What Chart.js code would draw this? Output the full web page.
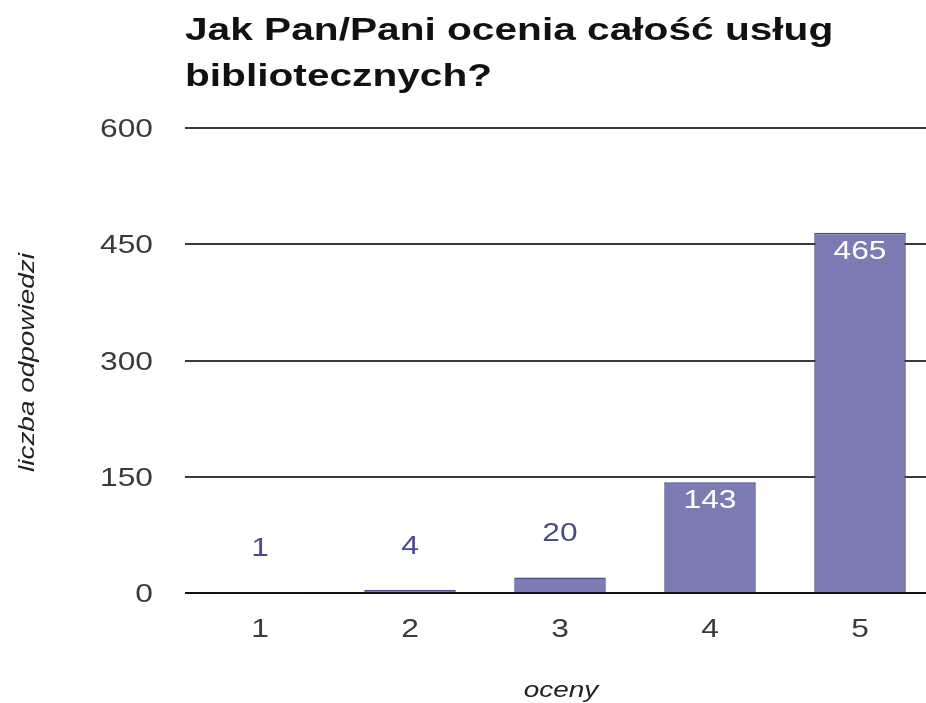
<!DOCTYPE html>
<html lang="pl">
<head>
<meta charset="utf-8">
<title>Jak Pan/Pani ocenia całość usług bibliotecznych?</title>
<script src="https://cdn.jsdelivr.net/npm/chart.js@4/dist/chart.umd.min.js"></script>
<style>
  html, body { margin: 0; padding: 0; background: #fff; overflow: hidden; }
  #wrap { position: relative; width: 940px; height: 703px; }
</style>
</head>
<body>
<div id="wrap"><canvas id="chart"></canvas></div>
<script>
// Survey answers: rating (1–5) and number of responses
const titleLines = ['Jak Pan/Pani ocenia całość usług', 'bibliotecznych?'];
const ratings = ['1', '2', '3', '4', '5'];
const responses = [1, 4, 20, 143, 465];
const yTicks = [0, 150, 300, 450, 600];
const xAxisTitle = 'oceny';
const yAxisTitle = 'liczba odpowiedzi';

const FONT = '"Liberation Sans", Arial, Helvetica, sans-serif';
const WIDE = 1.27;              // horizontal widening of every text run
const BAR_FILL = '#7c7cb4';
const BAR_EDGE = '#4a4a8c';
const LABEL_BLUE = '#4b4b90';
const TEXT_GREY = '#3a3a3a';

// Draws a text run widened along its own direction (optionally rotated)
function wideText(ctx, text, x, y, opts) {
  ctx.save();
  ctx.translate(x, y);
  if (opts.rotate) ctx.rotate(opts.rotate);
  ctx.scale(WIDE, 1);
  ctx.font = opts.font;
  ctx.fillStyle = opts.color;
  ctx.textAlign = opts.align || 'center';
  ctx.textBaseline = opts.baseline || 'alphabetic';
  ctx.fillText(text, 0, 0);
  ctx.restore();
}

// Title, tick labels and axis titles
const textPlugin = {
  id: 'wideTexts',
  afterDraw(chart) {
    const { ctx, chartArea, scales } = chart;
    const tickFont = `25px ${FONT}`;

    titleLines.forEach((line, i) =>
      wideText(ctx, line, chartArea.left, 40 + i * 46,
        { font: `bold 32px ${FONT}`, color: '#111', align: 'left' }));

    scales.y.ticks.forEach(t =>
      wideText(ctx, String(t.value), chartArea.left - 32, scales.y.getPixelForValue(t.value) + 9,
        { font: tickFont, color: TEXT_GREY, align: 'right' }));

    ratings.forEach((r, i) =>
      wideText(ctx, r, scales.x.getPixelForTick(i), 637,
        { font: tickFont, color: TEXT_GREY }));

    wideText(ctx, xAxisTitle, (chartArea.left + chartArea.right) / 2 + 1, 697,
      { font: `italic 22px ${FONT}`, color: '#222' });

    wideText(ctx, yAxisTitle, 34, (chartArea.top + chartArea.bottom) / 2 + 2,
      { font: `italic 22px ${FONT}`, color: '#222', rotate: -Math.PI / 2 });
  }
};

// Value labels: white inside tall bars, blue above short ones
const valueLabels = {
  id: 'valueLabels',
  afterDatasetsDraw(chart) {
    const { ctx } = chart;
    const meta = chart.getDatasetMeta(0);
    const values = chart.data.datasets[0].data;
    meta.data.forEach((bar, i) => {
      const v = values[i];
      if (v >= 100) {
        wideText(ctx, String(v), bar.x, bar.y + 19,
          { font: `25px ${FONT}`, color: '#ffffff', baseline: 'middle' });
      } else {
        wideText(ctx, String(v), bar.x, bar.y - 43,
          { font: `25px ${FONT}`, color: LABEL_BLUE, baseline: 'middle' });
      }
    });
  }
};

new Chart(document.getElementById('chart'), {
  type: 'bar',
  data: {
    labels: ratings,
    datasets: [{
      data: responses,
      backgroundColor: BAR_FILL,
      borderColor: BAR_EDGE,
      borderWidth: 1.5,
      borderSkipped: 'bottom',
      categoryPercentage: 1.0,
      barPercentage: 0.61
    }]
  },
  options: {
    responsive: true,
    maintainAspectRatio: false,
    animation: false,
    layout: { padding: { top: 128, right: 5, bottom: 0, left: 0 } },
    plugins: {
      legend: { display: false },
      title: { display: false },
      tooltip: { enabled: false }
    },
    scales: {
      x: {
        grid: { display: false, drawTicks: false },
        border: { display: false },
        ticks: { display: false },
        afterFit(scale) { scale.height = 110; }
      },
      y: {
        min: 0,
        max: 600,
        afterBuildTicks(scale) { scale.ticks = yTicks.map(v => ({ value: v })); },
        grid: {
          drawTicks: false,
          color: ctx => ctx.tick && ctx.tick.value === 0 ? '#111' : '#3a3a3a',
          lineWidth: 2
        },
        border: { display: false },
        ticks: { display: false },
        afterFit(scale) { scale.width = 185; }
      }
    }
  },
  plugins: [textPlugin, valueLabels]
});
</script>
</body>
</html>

### Directive
Leave out the pictures and print every line of the data exactly.

### Solution to the problem
What Chart.js code would draw this? Output the full web page.
<!DOCTYPE html>
<html lang="pl">
<head>
<meta charset="utf-8">
<title>Jak Pan/Pani ocenia całość usług bibliotecznych?</title>
<script src="https://cdn.jsdelivr.net/npm/chart.js@4/dist/chart.umd.min.js"></script>
<style>
  html, body { margin: 0; padding: 0; background: #fff; overflow: hidden; }
  #wrap { position: relative; width: 940px; height: 703px; }
</style>
</head>
<body>
<div id="wrap"><canvas id="chart"></canvas></div>
<script>
// Survey answers: rating (1–5) and number of responses
const titleLines = ['Jak Pan/Pani ocenia całość usług', 'bibliotecznych?'];
const ratings = ['1', '2', '3', '4', '5'];
const responses = [1, 4, 20, 143, 465];
const yTicks = [0, 150, 300, 450, 600];
const xAxisTitle = 'oceny';
const yAxisTitle = 'liczba odpowiedzi';

const FONT = '"Liberation Sans", Arial, Helvetica, sans-serif';
const WIDE = 1.27;              // horizontal widening of every text run
const BAR_FILL = '#7c7cb4';
const BAR_EDGE = '#4a4a8c';
const LABEL_BLUE = '#4b4b90';
const TEXT_GREY = '#3a3a3a';

// Draws a text run widened along its own direction (optionally rotated)
function wideText(ctx, text, x, y, opts) {
  ctx.save();
  ctx.translate(x, y);
  if (opts.rotate) ctx.rotate(opts.rotate);
  ctx.scale(WIDE, 1);
  ctx.font = opts.font;
  ctx.fillStyle = opts.color;
  ctx.textAlign = opts.align || 'center';
  ctx.textBaseline = opts.baseline || 'alphabetic';
  ctx.fillText(text, 0, 0);
  ctx.restore();
}

// Title, tick labels and axis titles
const textPlugin = {
  id: 'wideTexts',
  afterDraw(chart) {
    const { ctx, chartArea, scales } = chart;
    const tickFont = `25px ${FONT}`;

    titleLines.forEach((line, i) =>
      wideText(ctx, line, chartArea.left, 40 + i * 46,
        { font: `bold 32px ${FONT}`, color: '#111', align: 'left' }));

    scales.y.ticks.forEach(t =>
      wideText(ctx, String(t.value), chartArea.left - 32, scales.y.getPixelForValue(t.value) + 9,
        { font: tickFont, color: TEXT_GREY, align: 'right' }));

    ratings.forEach((r, i) =>
      wideText(ctx, r, scales.x.getPixelForTick(i), 637,
        { font: tickFont, color: TEXT_GREY }));

    wideText(ctx, xAxisTitle, (chartArea.left + chartArea.right) / 2 + 1, 697,
      { font: `italic 22px ${FONT}`, color: '#222' });

    wideText(ctx, yAxisTitle, 34, (chartArea.top + chartArea.bottom) / 2 + 2,
      { font: `italic 22px ${FONT}`, color: '#222', rotate: -Math.PI / 2 });
  }
};

// Value labels: white inside tall bars, blue above short ones
const valueLabels = {
  id: 'valueLabels',
  afterDatasetsDraw(chart) {
    const { ctx } = chart;
    const meta = chart.getDatasetMeta(0);
    const values = chart.data.datasets[0].data;
    meta.data.forEach((bar, i) => {
      const v = values[i];
      if (v >= 100) {
        wideText(ctx, String(v), bar.x, bar.y + 19,
          { font: `25px ${FONT}`, color: '#ffffff', baseline: 'middle' });
      } else {
        wideText(ctx, String(v), bar.x, bar.y - 43,
          { font: `25px ${FONT}`, color: LABEL_BLUE, baseline: 'middle' });
      }
    });
  }
};

new Chart(document.getElementById('chart'), {
  type: 'bar',
  data: {
    labels: ratings,
    datasets: [{
      data: responses,
      backgroundColor: BAR_FILL,
      borderColor: BAR_EDGE,
      borderWidth: 1.5,
      borderSkipped: 'bottom',
      categoryPercentage: 1.0,
      barPercentage: 0.61
    }]
  },
  options: {
    responsive: true,
    maintainAspectRatio: false,
    animation: false,
    layout: { padding: { top: 128, right: 5, bottom: 0, left: 0 } },
    plugins: {
      legend: { display: false },
      title: { display: false },
      tooltip: { enabled: false }
    },
    scales: {
      x: {
        grid: { display: false, drawTicks: false },
        border: { display: false },
        ticks: { display: false },
        afterFit(scale) { scale.height = 110; }
      },
      y: {
        min: 0,
        max: 600,
        afterBuildTicks(scale) { scale.ticks = yTicks.map(v => ({ value: v })); },
        grid: {
          drawTicks: false,
          color: ctx => ctx.tick && ctx.tick.value === 0 ? '#111' : '#3a3a3a',
          lineWidth: 2
        },
        border: { display: false },
        ticks: { display: false },
        afterFit(scale) { scale.width = 185; }
      }
    }
  },
  plugins: [textPlugin, valueLabels]
});
</script>
</body>
</html>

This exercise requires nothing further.